EXERCISE
Restate all the material verbatim, except for the pictures.

_ _ _ _ _

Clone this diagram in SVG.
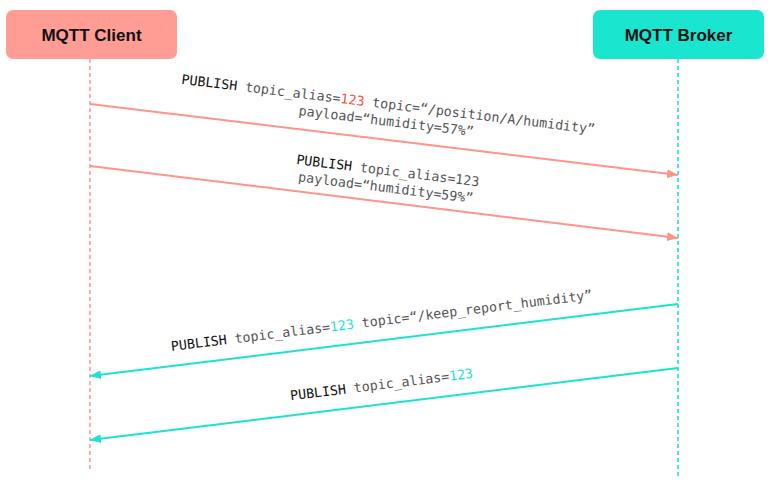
<svg xmlns="http://www.w3.org/2000/svg" width="776" height="484" viewBox="0 0 776 484">
<style>
.nodeText{font-family:"Liberation Sans",Arial,sans-serif;font-weight:bold;font-size:17px;fill:#111;text-anchor:middle}
.lbl{font-family:"DejaVu Sans Mono",Menlo,monospace;font-size:13.3px;fill:#555;text-anchor:middle}
.kw{fill:#111}
.red{fill:#F5503C}
.cy{fill:#1CE3CF}
.life-c{stroke:#FF9C94;stroke-width:1.6;stroke-dasharray:4 3;fill:none}
.life-b{stroke:#1CE3CF;stroke-width:1.6;stroke-dasharray:4 3;fill:none}
.msg-c{stroke:#FF948B;stroke-width:2;fill:none;marker-end:url(#ahC)}
.msg-b{stroke:#1CE3CF;stroke-width:2;fill:none;marker-end:url(#ahB)}
</style>
<defs>
<marker id="ahC" viewBox="0 0 11 9" refX="11" refY="4.5" markerWidth="11" markerHeight="9" markerUnits="userSpaceOnUse" orient="auto">
<path d="M0,0 L11,4.5 L0,9 Z" fill="#FF948B"/>
</marker>
<marker id="ahB" viewBox="0 0 11 9" refX="11" refY="4.5" markerWidth="11" markerHeight="9" markerUnits="userSpaceOnUse" orient="auto">
<path d="M0,0 L11,4.5 L0,9 Z" fill="#1CE3CF"/>
</marker>
</defs>
<rect width="776" height="484" fill="#fff"/>
<g id="client">
<rect x="6" y="10" width="171" height="49" rx="7" fill="#FF9C94"/>
<text class="nodeText" x="91.5" y="41">MQTT Client</text>
</g>
<g id="broker">
<rect x="593" y="10" width="171" height="49" rx="7" fill="#1AE6D0"/>
<text class="nodeText" x="678.5" y="41">MQTT Broker</text>
</g>
<g id="connectors">
<line class="life-c" x1="90" y1="59" x2="90" y2="472"/>
<line class="life-b" x1="678" y1="59" x2="678" y2="476"/>
<line class="msg-c" x1="90" y1="104" x2="678" y2="175"/>
<line class="msg-c" x1="90" y1="166" x2="678" y2="238"/>
<line class="msg-b" x1="678" y1="304" x2="90" y2="376"/>
<line class="msg-b" x1="678" y1="368" x2="90" y2="440"/>
</g>
<g id="labels">
<g transform="translate(384,139.5) rotate(6.9)">
<text class="lbl" y="-31"><tspan class="kw">PUBLISH</tspan> topic_alias=<tspan class="red">123</tspan> topic=“/position/A/humidity”</text>
<text class="lbl" y="-14">payload=“humidity=57%”</text>
</g>
<g transform="translate(384,202) rotate(7)">
<text class="lbl" y="-27"><tspan class="kw">PUBLISH</tspan> topic_alias=123</text>
<text class="lbl" y="-10">payload=“humidity=59%”</text>
</g>
<g transform="translate(384,340) rotate(-7)">
<text class="lbl" y="-15"><tspan class="kw">PUBLISH</tspan> topic_alias=<tspan class="cy">123</tspan> topic=“/keep_report_humidity”</text>
</g>
<g transform="translate(384,404) rotate(-7)">
<text class="lbl" y="-15"><tspan class="kw">PUBLISH</tspan> topic_alias=<tspan class="cy">123</tspan></text>
</g>
</g>
</svg>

_ _ _ _ _

CORRECT OUTPUT
Clone this diagram in SVG.
<svg xmlns="http://www.w3.org/2000/svg" width="776" height="484" viewBox="0 0 776 484">
<style>
.nodeText{font-family:"Liberation Sans",Arial,sans-serif;font-weight:bold;font-size:17px;fill:#111;text-anchor:middle}
.lbl{font-family:"DejaVu Sans Mono",Menlo,monospace;font-size:13.3px;fill:#555;text-anchor:middle}
.kw{fill:#111}
.red{fill:#F5503C}
.cy{fill:#1CE3CF}
.life-c{stroke:#FF9C94;stroke-width:1.6;stroke-dasharray:4 3;fill:none}
.life-b{stroke:#1CE3CF;stroke-width:1.6;stroke-dasharray:4 3;fill:none}
.msg-c{stroke:#FF948B;stroke-width:2;fill:none;marker-end:url(#ahC)}
.msg-b{stroke:#1CE3CF;stroke-width:2;fill:none;marker-end:url(#ahB)}
</style>
<defs>
<marker id="ahC" viewBox="0 0 11 9" refX="11" refY="4.5" markerWidth="11" markerHeight="9" markerUnits="userSpaceOnUse" orient="auto">
<path d="M0,0 L11,4.5 L0,9 Z" fill="#FF948B"/>
</marker>
<marker id="ahB" viewBox="0 0 11 9" refX="11" refY="4.5" markerWidth="11" markerHeight="9" markerUnits="userSpaceOnUse" orient="auto">
<path d="M0,0 L11,4.5 L0,9 Z" fill="#1CE3CF"/>
</marker>
</defs>
<rect width="776" height="484" fill="#fff"/>
<g id="client">
<rect x="6" y="10" width="171" height="49" rx="7" fill="#FF9C94"/>
<text class="nodeText" x="91.5" y="41">MQTT Client</text>
</g>
<g id="broker">
<rect x="593" y="10" width="171" height="49" rx="7" fill="#1AE6D0"/>
<text class="nodeText" x="678.5" y="41">MQTT Broker</text>
</g>
<g id="connectors">
<line class="life-c" x1="90" y1="59" x2="90" y2="472"/>
<line class="life-b" x1="678" y1="59" x2="678" y2="476"/>
<line class="msg-c" x1="90" y1="104" x2="678" y2="175"/>
<line class="msg-c" x1="90" y1="166" x2="678" y2="238"/>
<line class="msg-b" x1="678" y1="304" x2="90" y2="376"/>
<line class="msg-b" x1="678" y1="368" x2="90" y2="440"/>
</g>
<g id="labels">
<g transform="translate(384,139.5) rotate(6.9)">
<text class="lbl" y="-31"><tspan class="kw">PUBLISH</tspan> topic_alias=<tspan class="red">123</tspan> topic=“/position/A/humidity”</text>
<text class="lbl" y="-14">payload=“humidity=57%”</text>
</g>
<g transform="translate(384,202) rotate(7)">
<text class="lbl" y="-27"><tspan class="kw">PUBLISH</tspan> topic_alias=123</text>
<text class="lbl" y="-10">payload=“humidity=59%”</text>
</g>
<g transform="translate(384,340) rotate(-7)">
<text class="lbl" y="-15"><tspan class="kw">PUBLISH</tspan> topic_alias=<tspan class="cy">123</tspan> topic=“/keep_report_humidity”</text>
</g>
<g transform="translate(384,404) rotate(-7)">
<text class="lbl" y="-15"><tspan class="kw">PUBLISH</tspan> topic_alias=<tspan class="cy">123</tspan></text>
</g>
</g>
</svg>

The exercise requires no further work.